Find the string "this" in the data, then copy every line where it is found.

#####

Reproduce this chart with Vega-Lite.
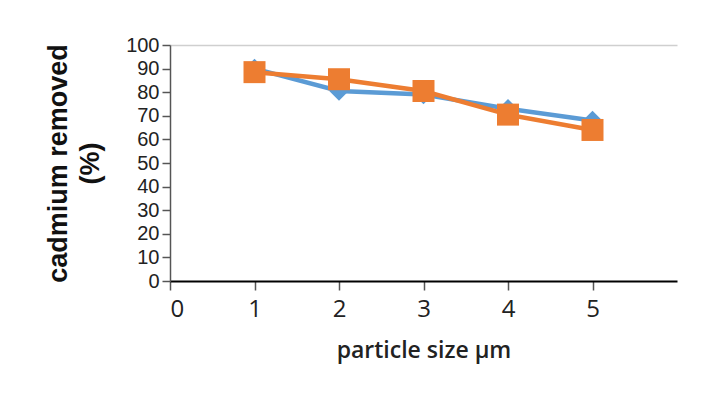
{
  "$schema": "https://vega.github.io/schema/vega-lite/v6.json",
  "autosize": "none",
  "width": 507,
  "height": 236,
  "padding": {"left": 170, "top": 45, "right": 27, "bottom": 127},
  "background": "white",
  "config": {"view": {"stroke": null}, "font": "Open Sans"},
  "data": {
    "values": [
      {"size": 1, "series": "A", "value": 90},
      {"size": 2, "series": "A", "value": 80.5},
      {"size": 3, "series": "A", "value": 79},
      {"size": 4, "series": "A", "value": 73},
      {"size": 5, "series": "A", "value": 68},
      {"size": 1, "series": "B", "value": 88.5},
      {"size": 2, "series": "B", "value": 85.5},
      {"size": 3, "series": "B", "value": 80.5},
      {"size": 4, "series": "B", "value": 70.5},
      {"size": 5, "series": "B", "value": 64}
    ]
  },
  "encoding": {
    "x": {
      "field": "size", "type": "quantitative",
      "scale": {"domain": [0, 6], "nice": false},
      "axis": {
        "title": "particle size µm", "values": [0, 1, 2, 3, 4, 5],
        "grid": false, "domainColor": "#000000", "domainWidth": 2,
        "tickColor": "#555555", "tickSize": 9, "tickWidth": 1.5,
        "labelFont": "Open Sans", "labelFontSize": 24, "labelColor": "#222222", "labelPadding": 7,
        "titleFont": "Open Sans", "titleFontSize": 23, "titleFontWeight": 600, "titleColor": "#222222", "titlePadding": 18
      }
    },
    "y": {
      "field": "value", "type": "quantitative",
      "scale": {"domain": [0, 100], "nice": false},
      "axis": {
        "title": ["cadmium removed", "(%)"], "values": [0,10,20,30,40,50,60,70,80,90,100],
        "grid": true,
        "gridColor": {"condition": {"test": "datum.value == 100", "value": "#cfcfcf"}, "value": null},
        "gridWidth": 1.5,
        "domainColor": "#555555", "domainWidth": 1.5,
        "tickColor": "#555555", "tickSize": 8, "tickWidth": 1.5,
        "labelFont": "Liberation Sans", "labelFontSize": 20, "labelColor": "#222222", "labelPadding": 3,
        "titleFont": "Liberation Sans", "titleFontSize": 27, "titleFontWeight": "bold", "titleColor": "#111111",
        "titleLineHeight": 32, "titlePadding": 21
      }
    },
    "color": {
      "field": "series", "type": "nominal",
      "scale": {"domain": ["A", "B"], "range": ["#5B9BD5", "#ED7D31"]},
      "legend": null
    },
    "shape": {
      "field": "series", "type": "nominal",
      "scale": {"domain": ["A", "B"], "range": ["diamond", "square"]},
      "legend": null
    },
    "size": {
      "field": "series", "type": "nominal",
      "scale": {"domain": ["A", "B"], "range": [380, 484]},
      "legend": null
    }
  },
  "layer": [
    {"mark": {"type": "line", "strokeWidth": 4.5}, "encoding": {"size": {"value": 4.5}}},
    {"mark": {"type": "point", "filled": true, "opacity": 1}}
  ]
}
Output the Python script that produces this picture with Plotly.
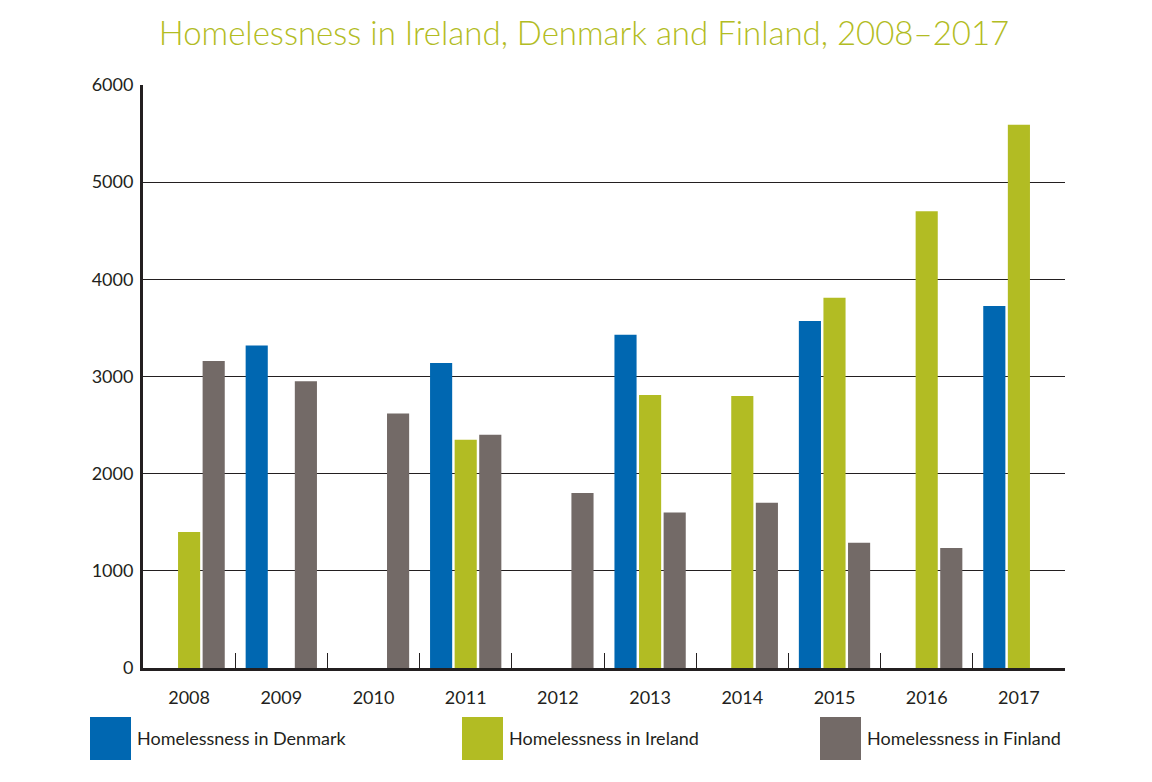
import plotly.graph_objects as go

years = ["2008", "2009", "2010", "2011", "2012", "2013", "2014", "2015", "2016", "2017"]
denmark = [None, 3320, None, 3140, None, 3430, None, 3570, None, 3725]
ireland = [1400, None, None, 2350, None, 2810, 2800, 3810, 4700, 5590]
finland = [3160, 2950, 2620, 2400, 1800, 1600, 1700, 1290, 1235, None]

series_names = ["Homelessness in Denmark", "Homelessness in Ireland", "Homelessness in Finland"]
colors = ["#0067b1", "#b2bc23", "#736a67"]
y_ticks = [0, 1000, 2000, 3000, 4000, 5000, 6000]

FONT = "Lato, Open Sans, sans-serif"
TXT = "#231f20"

fig = go.Figure()
for name, vals, col in zip(series_names, [denmark, ireland, finland], colors):
    fig.add_trace(go.Bar(x=years, y=vals, name=name, marker=dict(color=col, line=dict(width=0)),
                         showlegend=False))

fig.update_layout(
    width=1152, height=782,
    margin=dict(l=135, r=95, t=77, b=122),
    paper_bgcolor="white", plot_bgcolor="white",
    barmode="group", bargap=0.2, bargroupgap=0.1,
    font=dict(family=FONT, color=TXT, size=18),
    title=dict(text="Homelessness in Ireland, Denmark and Finland, 2008\u20132017",
               x=0.5, xanchor="center", y=0.968, yanchor="middle",
               font=dict(family=FONT, size=33, color="#b2bc23", weight=300)),
    xaxis=dict(type="category", showgrid=False, showline=True, linecolor=TXT, linewidth=3,
               ticks="inside", tickson="boundaries", ticklen=15, tickcolor=TXT, tickwidth=1,
               ticklabelstandoff=11, tickfont=dict(size=18, color=TXT)),
    yaxis=dict(range=[0, 6000], tickvals=y_ticks, showgrid=True, gridcolor=TXT, gridwidth=1,
               showline=True, linecolor=TXT, linewidth=3, zeroline=False,
               ticks="", ticklabelstandoff=3, tickfont=dict(size=18, color=TXT)),
)

# Legend drawn as large swatches with labels (plot area spans 922 x 583 px)
legend_x = [90, 462, 820]
shapes = []
annotations = []
for lx, name, col in zip(legend_x, series_names, colors):
    shapes.append(dict(type="rect", xref="paper", yref="paper",
                       x0=(lx - 143) / 922, x1=(lx + 41 - 143) / 922,
                       y0=(668 - 760) / 583, y1=(668 - 717) / 583,
                       fillcolor=col, line=dict(width=0)))
    annotations.append(dict(xref="paper", yref="paper", x=(lx + 45 - 143) / 922,
                            y=(668 - 738) / 583, xanchor="left", yanchor="middle",
                            text=name, showarrow=False,
                            font=dict(family=FONT, size=18, color=TXT)))
fig.update_layout(shapes=shapes, annotations=annotations)

fig.write_html("out.html")
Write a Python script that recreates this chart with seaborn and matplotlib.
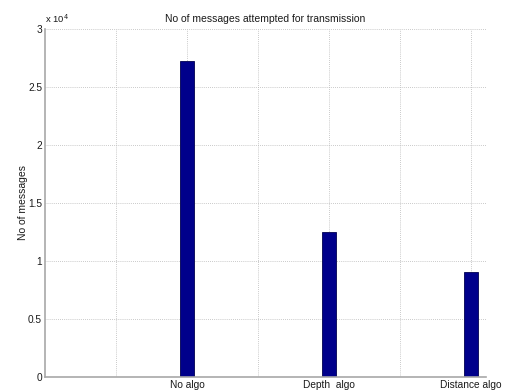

#####

## TASK SOLUTION
Reproduce this chart with Vega-Lite.
Output the Python script that produces this picture with Plotly.
Write a Python script that recreates this chart with seaborn and matplotlib.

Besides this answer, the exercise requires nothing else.